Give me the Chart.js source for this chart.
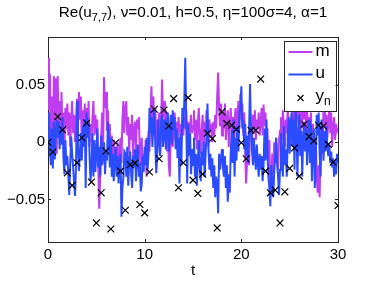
<!DOCTYPE html>
<html><head><meta charset="utf-8">
<script src="https://cdn.jsdelivr.net/npm/chart.js@4.4.0/dist/chart.umd.min.js"></script>
<style>html,body{margin:0;padding:0;background:#fff;}canvas{display:block;}</style>
</head><body>
<canvas id="c" width="374" height="281"></canvas>
<script>
// ---------------- data ----------------
const timeStep = 0.1;   // sample spacing of m and u
const obsStep = 0.5;    // spacing of observations y_n (h = 0.5)

const mValues = [
 0.074, 0.028, 0.060, -0.004, 0.040, -0.018, 0.058, 0.006, 0.056, -0.010,
 0.058, 0.014, 0.036, 0.002, 0.044, 0.010, 0.026, -0.006, 0.030, 0.012,
 0.034, 0.006, 0.026, -0.004, 0.020, 0.036, 0.008, 0.024, 0.000, 0.018,
 0.038, 0.012, 0.044, 0.020, 0.040, -0.006, 0.028, 0.004, 0.034, 0.010,
 0.030, 0.012, 0.036, -0.004, 0.016, 0.000, 0.022, 0.036, 0.006, 0.024,
 0.008, 0.020, -0.020, -0.058, -0.030, 0.004, 0.026, -0.006, 0.057, 0.030,
 0.044, 0.010, 0.028, -0.004, 0.016, -0.016, 0.006, -0.026, 0.002, -0.020,
 -0.004, -0.024, 0.000, -0.030, -0.012, 0.004, -0.018, 0.020, 0.036, 0.008,
 0.030, 0.036, 0.006, 0.022, -0.010, 0.016, 0.002, 0.024, -0.012, 0.010,
 0.018, -0.006, 0.020, 0.012, 0.022, -0.008, -0.020, 0.004, -0.026, -0.010,
 -0.020, 0.002, -0.030, -0.014, 0.010, -0.008, 0.024, 0.049, 0.010, 0.040,
 0.014, 0.030, -0.006, 0.020, 0.002, 0.026, -0.010, 0.016, 0.055, 0.022,
 0.036, 0.004, 0.028, -0.008, 0.012, -0.020, -0.030, 0.006, 0.018, -0.004,
 0.014, 0.026, 0.002, 0.018, -0.006, 0.022, 0.008, 0.016, 0.000, 0.020,
 0.006, 0.022, 0.012, 0.028, 0.004, 0.018, -0.004, 0.014, 0.024, 0.008,
 0.014, 0.028, 0.002, 0.020, -0.006, 0.016, 0.030, 0.004, -0.010, 0.012,
 0.024, -0.008, 0.018, 0.006, 0.028, 0.010, -0.004, 0.020, 0.008, 0.016,
 0.000, 0.018, 0.006, 0.024, 0.012, 0.040, 0.061, 0.030, 0.014, 0.034,
 0.006, 0.026, 0.012, 0.034, 0.002, 0.020, 0.028, -0.004, 0.016, 0.030,
 0.010, 0.022, 0.002, 0.018, 0.030, 0.004, 0.024, 0.036, 0.012, 0.042,
 0.020, 0.034, 0.006, 0.026, -0.010, -0.036, -0.014, 0.006, -0.020, 0.008,
 0.018, 0.004, 0.024, 0.010, 0.028, 0.002, 0.020, 0.012, 0.026, 0.006,
 0.018, 0.030, 0.006, 0.033, 0.014, 0.026, -0.004, 0.012, -0.016, 0.002,
 -0.042, -0.034, -0.010, -0.028, 0.000, -0.018, 0.004, -0.014, -0.024, 0.002,
 0.010, 0.022, 0.002, 0.028, 0.014, -0.004, 0.020, 0.008, 0.030, 0.012,
 0.020, -0.002, 0.018, 0.030, 0.006, 0.034, 0.010, 0.024, 0.040, 0.016,
 0.028, 0.004, 0.036, 0.012, 0.049, 0.020, 0.044, 0.008, 0.030, 0.002,
 0.022, 0.010, 0.026, -0.004, 0.016, 0.006, -0.012, 0.004, -0.030, -0.044,
 -0.020, -0.048, -0.006, 0.016, -0.010, 0.030, 0.040, 0.012, 0.024, 0.004,
 0.018, 0.032, 0.008, 0.026, -0.004, 0.014, 0.022, 0.002, 0.016, 0.010,
 0.012
];

const uValues = [
 0.000, 0.026, -0.008, -0.020, 0.012, -0.023, 0.018, -0.015, 0.008, 0.020,
 0.004, 0.018, -0.006, 0.012, -0.002, 0.022, -0.014, -0.028, 0.002, -0.020,
 -0.012, -0.028, -0.046, -0.018, 0.005, -0.010, -0.022, -0.035, -0.047, -0.020,
 0.036, -0.005, -0.025, -0.010, 0.008, -0.016, 0.014, -0.004, 0.020, -0.040,
 0.026, 0.004, 0.018, -0.012, -0.034, -0.020, 0.008, -0.030, 0.002, -0.026,
 -0.010, 0.012, -0.022, -0.004, -0.030, 0.006, -0.020, -0.012, 0.000, -0.028,
 -0.008, -0.016, 0.018, 0.002, -0.022, 0.004, -0.030, -0.010, -0.034, -0.016,
 -0.004, -0.030, -0.012, -0.036, -0.020, -0.010, -0.065, -0.040, -0.030, -0.008,
 -0.010, -0.030, -0.004, -0.038, -0.016, -0.008, -0.028, -0.040, -0.012, -0.022,
 -0.006, -0.034, -0.014, -0.002, -0.030, -0.018, -0.043, -0.036, -0.012, -0.026,
 -0.004, -0.020, 0.004, -0.024, -0.010, 0.030, 0.008, 0.022, -0.004, 0.016,
 0.028, -0.002, -0.027, -0.010, 0.020, 0.002, -0.012, 0.018, 0.024, -0.004,
 0.020, 0.006, -0.006, 0.016, 0.026, -0.008, 0.010, 0.024, -0.002, 0.028,
 0.010, 0.022, -0.006, 0.012, -0.014, 0.004, -0.036, 0.008, -0.020, 0.030,
 0.012, 0.036, 0.074, 0.020, -0.036, 0.016, -0.012, 0.008, -0.028, -0.006,
 -0.020, 0.004, -0.030, -0.010, -0.038, -0.016, 0.002, -0.024, -0.034, -0.008,
 -0.020, 0.000, -0.030, -0.012, 0.008, 0.034, -0.006, -0.024, -0.010, -0.030,
 -0.014, -0.040, -0.020, -0.048, -0.030, -0.036, -0.062, -0.010, -0.024, -0.014,
 -0.006, -0.022, -0.030, -0.012, -0.040, -0.020, -0.052, -0.028, -0.044, -0.010,
 0.010, -0.018, 0.020, -0.030, 0.004, -0.016, 0.014, -0.008, 0.024, 0.030,
 0.049, 0.012, 0.020, -0.006, 0.016, -0.012, 0.006, -0.018, 0.010, 0.051,
 0.012, -0.006, -0.020, 0.004, -0.012, -0.024, -0.002, -0.018, -0.030, -0.010,
 -0.024, -0.012, -0.034, -0.020, 0.012, -0.016, 0.020, -0.008, -0.030, -0.040,
 -0.056, -0.020, -0.036, -0.048, -0.026, -0.012, 0.004, -0.018, -0.030, -0.046,
 -0.024, 0.008, -0.014, -0.030, 0.014, -0.020, -0.006, -0.030, 0.004, 0.022,
 -0.010, 0.016, 0.026, -0.004, 0.020, -0.024, 0.031, 0.018, -0.030, 0.006,
 0.024, -0.012, 0.010, -0.030, 0.004, 0.018, -0.008, 0.012, -0.020, 0.000,
 0.020, -0.018, 0.016, -0.034, -0.008, 0.012, -0.040, -0.016, 0.024, 0.006,
 0.026, -0.010, -0.030, 0.020, 0.004, -0.016, 0.010, -0.008, 0.014, -0.004,
 -0.012, -0.002, -0.018, -0.008, -0.022, -0.014, -0.030, -0.016, -0.028, -0.010,
 -0.018
];

const obsValues = [
 0.000, -0.0085, 0.0225, 0.011, -0.0267, -0.0377, -0.0179, 0.004, 0.0169, -0.0348,
 -0.0705, -0.0442, -0.0076, -0.0758, -0.0004, -0.0252, -0.0594, -0.0196, -0.0182, -0.0544,
 -0.0617, -0.026, 0.0289, -0.0144, 0.0283, 0.0143, 0.0382, -0.0398, -0.0179, 0.0391,
 -0.0331, -0.0447, -0.0278, 0.0079, 0.0032, -0.0749, 0.0266, 0.0163, 0.0149, 0.0114,
 -0.0004, -0.0144, 0.0105, 0.0105, 0.0553, -0.0252, -0.0442, -0.0418, -0.0705, -0.0433,
 -0.0228, -0.005, -0.0296, 0.0158, 0.005, 0.0011, 0.0149, 0.0143, -0.0018, -0.0173,
 -0.0553
];

const xTickValues = [0, 10, 20, 30];
const xTickLabels = ['0', '10', '20', '30'];
const yTickValues = [-0.05, 0, 0.05];
const yTickLabels = ['\u22120.05', '0', '0.05'];
const xRange = [0, 30];
const yRange = [-0.0872, 0.0921];
const seriesLabels = ['m', 'u', 'y_n'];
const xAxisLabel = 't';
const titleMain = 'Re(u';
const titleSub = '7,7';
const titleRest = '), \u03bd=0.01, h=0.5, \u03b7=100\u03c3=4, \u03b1=1';

// ---------------- styling ----------------
const FONT_FAMILY = '"Liberation Sans", Arial, Helvetica, sans-serif';
const M_COLOR = '#bf3cf0';
const U_COLOR = '#2b4bff';
const AXIS_COLOR = '#262626';

const mPoints = mValues.map((v, i) => ({ x: i * timeStep, y: v }));
const uPoints = uValues.map((v, i) => ({ x: i * timeStep, y: v }));
const obsPoints = obsValues.map((v, i) => ({ x: i * obsStep, y: v }));

function drawSubText(ctx, parts, x, y, size) {
  let cx = x;
  parts.forEach(p => {
    ctx.font = (p.sub ? Math.round(size * 0.72) : size) + 'px ' + FONT_FAMILY;
    ctx.fillText(p.t, cx, p.sub ? y + size * 0.32 : y);
    cx += ctx.measureText(p.t).width;
  });
}
function measureParts(ctx, parts, size) {
  let w = 0;
  parts.forEach(p => {
    ctx.font = (p.sub ? Math.round(size * 0.72) : size) + 'px ' + FONT_FAMILY;
    w += ctx.measureText(p.t).width;
  });
  return w;
}
function labelParts(label) {
  const k = label.indexOf('_');
  if (k < 0) return [{ t: label, sub: false }];
  return [{ t: label.slice(0, k), sub: false }, { t: label.slice(k + 1), sub: true }];
}

const framePlugin = {
  id: 'frame',
  beforeDatasetsDraw(chart) {
    const { ctx, chartArea: a } = chart;
    const xs = chart.scales.x, ys = chart.scales.y;
    ctx.save();
    ctx.strokeStyle = AXIS_COLOR;
    ctx.lineWidth = 1;
    ctx.strokeRect(Math.round(a.left) + 0.5, Math.round(a.top) + 0.5,
      Math.round(a.right - a.left), Math.round(a.bottom - a.top));
    const tl = 3;
    ctx.beginPath();
    xTickValues.forEach(v => {
      const px = Math.round(xs.getPixelForValue(v)) + 0.5;
      ctx.moveTo(px, a.bottom); ctx.lineTo(px, a.bottom - tl);
      ctx.moveTo(px, a.top); ctx.lineTo(px, a.top + tl);
    });
    yTickValues.forEach(v => {
      const py = Math.round(ys.getPixelForValue(v)) + 0.5;
      ctx.moveTo(a.left, py); ctx.lineTo(a.left + tl, py);
      ctx.moveTo(a.right, py); ctx.lineTo(a.right - tl, py);
    });
    ctx.stroke();
    ctx.restore();
  },
  afterDraw(chart) {
    const { ctx, chartArea: a } = chart;
    ctx.save();
    // title
    const size = 15.3;
    const parts = [{ t: titleMain, sub: false }, { t: titleSub, sub: true }, { t: titleRest, sub: false }];
    const w = measureParts(ctx, parts, size);
    ctx.fillStyle = '#000';
    ctx.textBaseline = 'middle';
    drawSubText(ctx, parts, (a.left + a.right) / 2 - w / 2, 13, size);

    // legend
    const bw = 52, bh = 70;
    const bx = a.right - 54.5, by = a.top + 4;
    ctx.fillStyle = '#fff';
    ctx.fillRect(bx, by, bw, bh);
    ctx.strokeStyle = AXIS_COLOR;
    ctx.lineWidth = 1;
    ctx.strokeRect(Math.round(bx) + 0.5, Math.round(by) + 0.5, bw, bh);
    const rows = [by + 11, by + 33.5, by + 56];
    chart.data.datasets.forEach((ds, i) => {
      const yy = rows[i];
      if (ds.showLine === false) {
        ctx.strokeStyle = '#000';
        ctx.lineWidth = 1.1;
        const cx = bx + 17, r = 3;
        ctx.beginPath();
        ctx.moveTo(cx - r, yy - r + 1); ctx.lineTo(cx + r, yy + r + 1);
        ctx.moveTo(cx + r, yy - r + 1); ctx.lineTo(cx - r, yy + r + 1);
        ctx.stroke();
      } else {
        ctx.strokeStyle = ds.borderColor;
        ctx.lineWidth = 2;
        ctx.beginPath();
        ctx.moveTo(bx + 5, yy); ctx.lineTo(bx + 29, yy);
        ctx.stroke();
      }
      ctx.fillStyle = '#000';
      ctx.textBaseline = 'middle';
      drawSubText(ctx, labelParts(ds.label), bx + 32, yy - 1, 17);
    });
    ctx.restore();
  }
};

const tickFont = { family: FONT_FAMILY, size: 15 };

new Chart(document.getElementById('c'), {
  type: 'line',
  data: {
    datasets: [
      { label: seriesLabels[0], data: mPoints, borderColor: M_COLOR, borderWidth: 2,
        pointRadius: 0, tension: 0, fill: false, order: 2 },
      { label: seriesLabels[1], data: uPoints, borderColor: U_COLOR, borderWidth: 2,
        pointRadius: 0, tension: 0, fill: false, order: 1 },
      { label: seriesLabels[2], data: obsPoints, showLine: false, pointStyle: 'crossRot',
        pointRadius: 4.8, borderColor: '#000', backgroundColor: '#000', pointBorderWidth: 1.2,
        borderWidth: 1.2, order: 0 }
    ]
  },
  options: {
    responsive: false,
    animation: false,
    events: [],
    layout: { padding: { left: 0, right: 36, top: 37, bottom: 0 } },
    plugins: { legend: { display: false }, title: { display: false }, tooltip: { enabled: false } },
    scales: {
      x: {
        type: 'linear', min: xRange[0], max: xRange[1],
        afterBuildTicks: s => { s.ticks = xTickValues.map(v => ({ value: v })); },
        afterFit: s => { s.height = 39; },
        grid: { display: false, drawTicks: false },
        border: { display: false },
        ticks: { font: tickFont, color: '#000', padding: 4, maxRotation: 0, autoSkip: false,
          callback: v => xTickLabels[xTickValues.indexOf(v)] },
        title: { display: true, text: xAxisLabel, font: tickFont, color: '#000', padding: { top: 0, bottom: 1 } }
      },
      y: {
        type: 'linear', min: yRange[0], max: yRange[1],
        afterBuildTicks: s => { s.ticks = yTickValues.map(v => ({ value: v })); },
        afterFit: s => { s.width = 48; },
        grid: { display: false, drawTicks: false },
        border: { display: false },
        ticks: { font: tickFont, color: '#000', padding: 3, autoSkip: false,
          callback: v => yTickLabels[yTickValues.indexOf(v)] }
      }
    }
  },
  plugins: [framePlugin]
});
</script>
</body></html>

● ● ● ●

**Written task**
Restate each line from the start of the listing through the line bearing "const obsStep = 0.5;" word for word. Drop the pictures.

**Full answer**
Give me the Chart.js source for this chart.
<!DOCTYPE html>
<html><head><meta charset="utf-8">
<script src="https://cdn.jsdelivr.net/npm/chart.js@4.4.0/dist/chart.umd.min.js"></script>
<style>html,body{margin:0;padding:0;background:#fff;}canvas{display:block;}</style>
</head><body>
<canvas id="c" width="374" height="281"></canvas>
<script>
// ---------------- data ----------------
const timeStep = 0.1;   // sample spacing of m and u
const obsStep = 0.5;    // spacing of observations y_n (h = 0.5)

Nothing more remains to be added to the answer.